Exact diagonalization can also be carried out in the sectors of the Hilbert space studied in the present experiments, though not in the full Hilbert space. However, the experiments did not depend on those particular particle number sectors in any way except for the reduced circuit depth of the controlled initialization, so there are not qualitative or structural obstacles to scaling, only effects of noise. In the specific case we focused on—the ground states of the Heisenberg model on a 2D heavy-hexagonal lattice—it is also still possible to compute precise approximations using classical techniques such as tensor networks.

One may ask why KQD was employed rather than one of the various other algorithms that have been recently developed for ground-state energy estimation in a near-term or early-fault-tolerant setting, e.g.,3,4,5,52. One primary reason, in addition to KQD’s relatively well-understood noise tolerance21,25,27,28, those alternative methods all extract eigenenergies from the time evolution rather than directly from a projection of the Hamiltonian itself. This is a problem in a setting such as ours where the Trotter circuit is held fixed as the number of timesteps is increased (which was necessary to minimize circuit depth), because the spectra of the Trotter circuits diverges from the spectra of the ideal time evolutions, indeed becoming periodic with a period depending on the timestep and the fixed Trotter circuit. Hence, with this constraint algorithms depending only on the evolution will at some point cease to converge as the number of timesteps is increased.

Discussion

The KQD approach presented here enriches the landscape of quantum algorithms for ground state estimation on pre-fault-tolerant quantum processors, filling the gap between VQE and QPE. A complementary subspace algorithm called sample-based quantum diagonalization (SQD), based on sampling and sophisticated classical post-processing using a quantum-centric supercomputing (QCSC) architecture53, was recently used to demonstrate quantum simulations of chemistry beyond brute-force solutions. This QCSC method yields classically verifiable energies and does not require approximating time evolution, which makes it tractable in the near term for Hamiltonians containing large numbers of terms, such as molecular Hamiltonians. For condensed matter applications, KQD has provable convergence guarantees given an initial reference state with inverse polynomial overlap, and its circuits are feasible on pre-fault-tolerant processors as demonstrated in this work.

To compare the scale of this work to prior experimental quantum simulations of ground state energies, one can either compare based on qubit count or based on used Hilbert space dimension. Both are relevant because, for example, even though the subspace for our single-particle experiment was only 56-dimensional, it accrued the errors of a 57-qubit quantum circuit. Our largest subspace dimension was for the 5-particle experiment, whose subspace dimension was 850668, between the dimensions of the full Hilbert spaces of 19 and 20 qubits. We show the largest (to our knowledge) prior experimental demonstrations of end-to-end quantum algorithms for ground state energy simulation in Table 1, evaluated by both of the above metrics. Note that we only include experiments that implemented an entire algorithm, rather than, for example, optimizing parameters of a VQE classically and then only estimating a single energy on a quantum computer.

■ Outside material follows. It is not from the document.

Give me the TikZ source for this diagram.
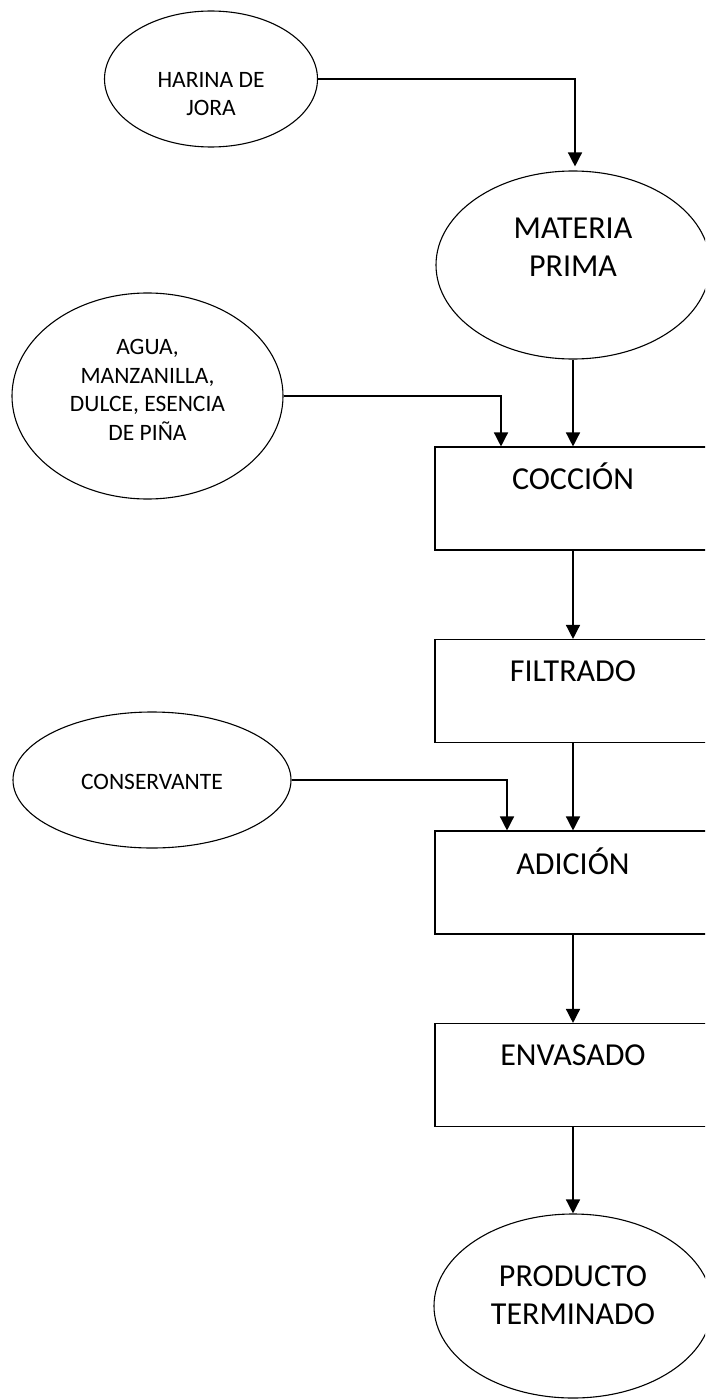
\documentclass[tikz,border=0pt]{standalone}
\usepackage{fontspec}
\setmainfont{Carlito}
\usetikzlibrary{arrows.meta, shapes.geometric}

\begin{document}
\begin{tikzpicture}[x=1pt, y=-1pt]
	\tikzstyle{feed} = [draw, ellipse, line width=1.1pt, inner sep=0pt]
	\tikzstyle{stage} = [draw, rectangle, line width=1.1pt, minimum width=276pt, minimum height=103pt, inner sep=0pt]
	\tikzstyle{smalltxt} = [align=center, inner sep=0pt, font=\fontsize{23.5}{28.5}\selectfont]
	\tikzstyle{bigtxt} = [align=center, inner sep=0pt, font=\fontsize{32}{37.5}\selectfont]
	\tikzstyle{flow} = [line width=1.4pt, -{Triangle[width=14pt,length=14pt]}]
	\useasboundingbox (0,0) rectangle (705,1399);
	\fill[white] (0,0) rectangle (705,1399);
	\clip (0,0) rectangle (705,1399);

	% inputs and outputs
	\node[feed, minimum width=213pt, minimum height=136pt] (harina) at (211,79) {};
	\node[feed, minimum width=274pt, minimum height=188pt] (materia) at (573,265) {};
	\node[feed, minimum width=271pt, minimum height=206pt] (agua) at (147.5,396) {};
	\node[feed, minimum width=278pt, minimum height=136pt] (conservante) at (152,780) {};
	\node[feed, minimum width=278pt, minimum height=184pt] (producto) at (573,1306) {};

	% process steps
	\node[stage] (coccion) at (573,498.5) {}; \node[stage] (filtrado) at (573,691) {};
	\node[stage] (adicion) at (573,882.5) {}; \node[stage] (envasado) at (573,1075) {};

	% texts
	\node[smalltxt] (harinatxt) at (211,94) {HARINA DE\\JORA};
	\node[bigtxt] (materiatxt) at (573,247) {MATERIA\\PRIMA};
	\node[smalltxt] (aguatxt) at (147.5,390) {AGUA,\\MANZANILLA,\\DULCE, ESENCIA\\DE PIÑA};
	\node[smalltxt] (conservantetxt) at (152,782) {CONSERVANTE};
	\node[bigtxt] (productotxt) at (573,1295) {PRODUCTO\\TERMINADO};
	\node[bigtxt] (cocciontxt) at (573,476) {COCCIÓN}; \node[bigtxt] (filtradotxt) at (573,671) {FILTRADO};
	\node[bigtxt] (adiciontxt) at (573,861) {ADICIÓN}; \node[bigtxt] (envasadotxt) at (573,1055) {ENVASADO};

	% connectors
	\draw[flow, shorten >=4pt] (harina.east) -| ([xshift=2pt]materia.north);
	\draw[flow] (materia.south) -- (coccion.north);
	\draw[flow] (agua.east) -| ([xshift=-72pt]coccion.north);
	\draw[flow] (coccion.south) -- (filtrado.north);
	\draw[flow] (filtrado.south) -- (adicion.north);
	\draw[flow] (conservante.east) -| ([xshift=-66pt]adicion.north);
	\draw[flow] (adicion.south) -- (envasado.north);
	\draw[flow] (envasado.south) -- (producto.north);
\end{tikzpicture}
\end{document}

Table 1 Large-scale experimental demonstrations of quantum algorithms for ground state energy estimation, to date

As Table 1 shows, our experiment exceeds prior works by more than a factor of two in qubits and more than two orders of magnitude in Hilbert space dimension, with the exception of ref. 53, which has a strictly different domain of applicability as discussed in the previous paragraph. One may also note that the accuracies achieved by these experiments vary widely, but our focus was on achieving convergence at scale as discussed above, and the increase in scale places our work in a different regime from small-scale experiments (including some not shown in Table 1) that have achieved higher accuracy. In other words, this work represents a significant advance in the state of the art in quantum simulation of ground-state energies.